Trust and Faith
See these statements now: I have faith in the fan in my room that it will give us cool breeze. I have faith in my pen that it will write letters on a paper. Are these statements true? Some say they are. Others say they are not because however strong your faith may be in your fan and your pen and whatever prayers you offer them, the pen won't work when the ink in it is finished and the fan will stop if the power supply is disrupted. This cause and effect relationship is already established. Therefore, it is a matter of trust and not faith. Similarly the assertions such as - two multiplied by two is four; polio can be prevented by proper vaccination; zero was invented in India; Shivaji was a great king are all a matter of trust. If you observe the biographies of other contemporary kings, we notice that no other king can match the virtues and abilities of Shivaji. That is why I trust he is great.
I now give you a contrary example of distrust. It is a true story. A woman with three children lived in a village, while her husband worked in Mumbai. Someone prejudiced him about his wife's character. He was furious. He returned to the village and confronted his wife. "If you have a spotless character", he insisted, "then prove it by putting your hand in the pot of boiling oil in the temple and taking out the coin at the bottom of it. If your hands remain unscathed and your fidelity is proved I will accept you as my wife”. The poor woman was aghast and did not know what to do. Her brother, who knew that ANS workers know and perform this trick, approached us. We taught him the trick and the sister performed the miracle in front of the whole village and saved her marriage.

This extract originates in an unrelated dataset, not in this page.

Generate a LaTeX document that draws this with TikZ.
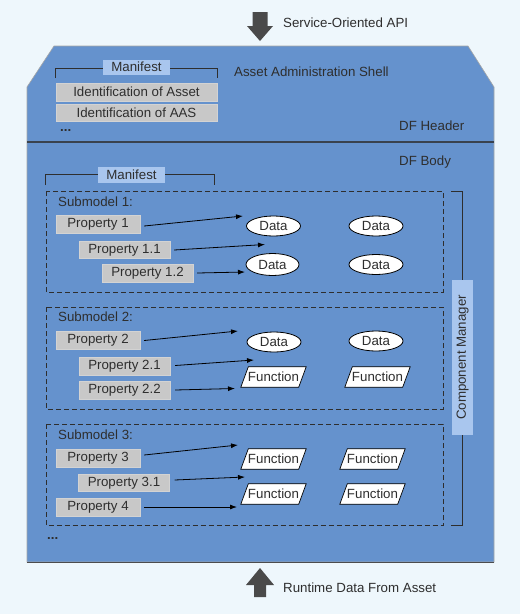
\documentclass[tikz,border=0pt]{standalone}
\usepackage{fontspec}
\setmainfont{Liberation Sans}
\usetikzlibrary{shapes.geometric,arrows.meta}
\definecolor{bgc}{HTML}{EEF7FC}
\definecolor{shellblue}{HTML}{6592CD}
\definecolor{lblue}{HTML}{A9C6EE}
\definecolor{boxgray}{HTML}{C8C8C8}
\definecolor{txt}{HTML}{2E2E2E}
\definecolor{bigarrow}{HTML}{4A4A4A}
\begin{document}
\begin{tikzpicture}[x=1pt,y=-1pt,
  every node/.style={text=txt,font=\fontsize{13.3}{15}\selectfont,inner sep=0pt},
  prop/.style={fill=boxgray,draw=boxgray!80!white,line width=0.4pt,minimum height=18pt,anchor=center},
  lbl/.style={fill=lblue,minimum height=15pt,anchor=center},
  dataell/.style={ellipse,draw=black,fill=white,line width=0.8pt,minimum width=54pt,minimum height=20pt},
  funcbox/.style={minimum width=65pt,minimum height=20pt},
  para/.style={draw=black,fill=white,line width=0.7pt},
  conn/.style={-{Latex[length=7pt,width=5pt]},line width=0.8pt,black},
  dbox/.style={draw=txt,line width=1pt,dash pattern=on 5pt off 3pt},
  brk/.style={draw=txt,line width=1pt},
  big/.style={fill=bigarrow,draw=none}]
\useasboundingbox (0,0) rectangle (520,614);
\fill[bgc] (0,0) rectangle (520,614);
% shell
\filldraw[fill=shellblue,draw=gray!70,line width=0.6pt]
  (54,46) -- (468,46) -- (494,87) -- (494,562) -- (27,562) -- (27,87) -- cycle;
\draw[gray!60!black,line width=1pt] (27,562) -- (494,562);
\draw[txt!80!shellblue,line width=1.2pt] (27,142) -- (494,142);
% big arrows
\fill[big] (252.5,12) -- (267.5,12) -- (267.5,26) -- (273,26) -- (260,41) -- (247,26) -- (252.5,26) -- cycle;
\fill[big] (254,597) -- (266,597) -- (266,585) -- (274,585) -- (260,568) -- (246,585) -- (254,585) -- cycle;
\node[anchor=west] (api) at (283,23) {Service-Oriented API};
\node[anchor=west] (rt) at (283,588) {Runtime Data From Asset};
% header
\draw[brk] (55,78) -- (55,68) -- (217,68) -- (217,78);
\node[lbl,minimum width=67pt] (man1) at (136.5,67) {Manifest};
\node[anchor=west] (aas) at (234,72) {Asset Administration Shell};
\node[prop,minimum width=161pt,minimum height=18pt] (idasset) at (136.5,92) {Identification of Asset};
\node[prop,minimum width=161pt,minimum height=17pt] (idaas) at (136.5,112.5) {Identification of AAS};
\node[anchor=west] (dots1) at (60,131) {\textbf{...}};
\node[anchor=west] (dfh) at (399,126) {DF Header};
\node[anchor=west] (dfb) at (399,162) {DF Body};
% body manifest
\draw[brk] (45,185) -- (45,174) -- (214,174) -- (214,185);
\node[lbl,minimum width=67pt,minimum height=16pt] (man2) at (131.5,175) {Manifest};
% component manager
\draw[brk] (451,191) -- (462,191) -- (462,525.5) -- (451,525.5);
\node[lbl,rotate=90,minimum width=155pt,minimum height=21pt] (cm) at (462.5,357.5) {Component Manager};
% submodel 1
\draw[dbox] (46,191) rectangle (443,292);
\node[anchor=west] (s1) at (58,202) {Submodel 1:};
\node[prop,minimum width=84pt] (p1) at (98,224) {Property 1};
\node[prop,minimum width=91pt,minimum height=17pt] (p11) at (124.5,250) {Property 1.1};
\node[prop,minimum width=91pt] (p12) at (147.5,273) {Property 1.2};
\node[dataell] (d11) at (273.5,226) {Data};
\node[dataell] (d12) at (376,226) {Data};
\node[dataell,minimum width=53pt,minimum height=22pt] (d13) at (272.5,264.5) {Data};
\node[dataell] (d14) at (376,264.5) {Data};
\coordinate (e1) at (243,216);
\coordinate (e11) at (265,244.5);
\coordinate (e12) at (245,272);
\draw[conn] ([shift={(4,2)}]p1.east) -- (e1);
\draw[conn] ([xshift=4pt]p11.east) -- (e11);
\draw[conn] ([xshift=4pt]p12.east) -- (e12);
% submodel 2
\draw[dbox] (46,307) rectangle (443,409);
\node[anchor=west] (s2) at (58,316.5) {Submodel 2:};
\node[prop,minimum width=84pt] (p2) at (98,340.5) {Property 2};
\node[prop,minimum width=91pt] (p21) at (124.5,366.5) {Property 2.1};
\node[prop,minimum width=91pt] (p22) at (124.5,390) {Property 2.2};
\node[dataell] (d21) at (274,342) {Data};
\node[dataell] (d22) at (376,341) {Data};
\coordinate (e2) at (238,331);
\coordinate (e21) at (254,360);
\coordinate (e22) at (235,388.5);
\draw[conn] ([xshift=4pt]p2.east) -- (e2);
\draw[conn] ([shift={(5,-1)}]p21.east) -- (e21);
\draw[conn] ([xshift=5pt]p22.east) -- (e22);
% submodel 3
\draw[dbox] (46,424) rectangle (443,525.5);
\node[anchor=west] (s3) at (58,435) {Submodel 3:};
\node[prop,minimum width=84pt] (p3) at (98,458) {Property 3};
\node[prop,minimum width=91pt,minimum height=17pt] (p31) at (124,483) {Property 3.1};
\node[prop,minimum width=84pt] (p4) at (98,507) {Property 4};
\coordinate (e3) at (238,445);
\coordinate (e31) at (245,477);
\coordinate (e4) at (237,507);
\draw[conn] ([shift={(4,-3)}]p3.east) -- (e3);
\draw[conn] ([shift={(5,-3)}]p31.east) -- (e31);
\draw[conn] ([xshift=4pt]p4.east) -- (e4);
% function parallelograms
\foreach \n/\x/\y in {f21/273.5/377, f22/377.5/377, f31/273.5/459, f32/372.5/459, f33/273.5/494, f34/372.5/494}{
  \node[funcbox] (\n) at (\x,\y) {};
  \filldraw[para] (\n.south west) -- ([xshift=7.5pt]\n.north west) -- (\n.north east) -- ([xshift=-7.5pt]\n.south east) -- cycle;
  \node (\n t) at (\n.center) {Function};
}
\node[anchor=west] (dots2) at (47,539) {\textbf{...}};
\end{tikzpicture}
\end{document}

The point here is not that of the fidelity or infidelity of the woman and whether boiling oil will burn her hands or not when put in it. The point is whether there is any relationship between these tow occurrences. Of course there is no relation whatsoever. So a notion as silly as this without any basis of cause and effect relation is superstition. However one must keep in mind that every time it is not possible to arrive at such an indubitable conclusion as above. Yet we cannot afford to wait every time, till it strikes us and have to carry on our work, despite the uncertainty. When faced with uncertainty, most people turn to faith for support. So when one believes in the existence of a thing in spite of no evidence to prove it, and continues to perform activities pertaining to it, it is a matter of faith for him.
Faith in one's Physician
Throughout their daily affairs, people are aware of what they do. They even examine their faiths. We often say that we have faith in our physician. It means that whenever anybody falls sick in the house, you take him to your family physician. The medicine he gives cures the patient. As this happens frequently, we develop faith in the physician. However, some time later, he fails to cure a sick child and the child had to be taken to a child specialist; a couple of months later, another patient of your family, after a week's treatment by the same physician had to be removed to hospital as the illness aggravated; now if any of your family member's illness aggravates under this doctor's treatment will you still continue with this family doctor? No, you will not. Now whatever has happened to your faith in this physician of yours? You bank on your experience of the last several months and conclude that your physician is not effective now as he used to be earlier and you approach another doctor. However the important things that have happened during this period are: You examined your faith in your physician's proficiency and concluded that it would not be proper to take any more patients to him. If despite your experience of repeated failures on his part, you keep approaching him, what would it mean? Faith? Superstition? The important conclusion, one can draw from this situation is: any existing situation that prevails even after being questioned on the basis of knowledge and/or experience, can be called trust or faith. If it ceases to be, after being questioned by knowledge and experience, it is superstition. The situation here is that your child is sick. Your experience is that earlier your physician was able to cure the child. The knowledge is that the doctor recently had stopped to be effective. Now you come to the conclusion that it is high time that you change your physician. Here we have obtained a method. We face situations, we get experience from life, i.e., from facing situations, we obtain knowledge, we then examine the situation with the knowledge and experiences obtained and then take a decision regarding our faith. Of course all this sounds very simple but is extremely difficult to follow. Taking decisions regarding one's faith i.e., deciding whether it is a faith or a superstition is extremely difficult as it hurts one's ego. So one tends to avoid it. That is why it is all the more necessary for ANS to pursue this movement vigorously.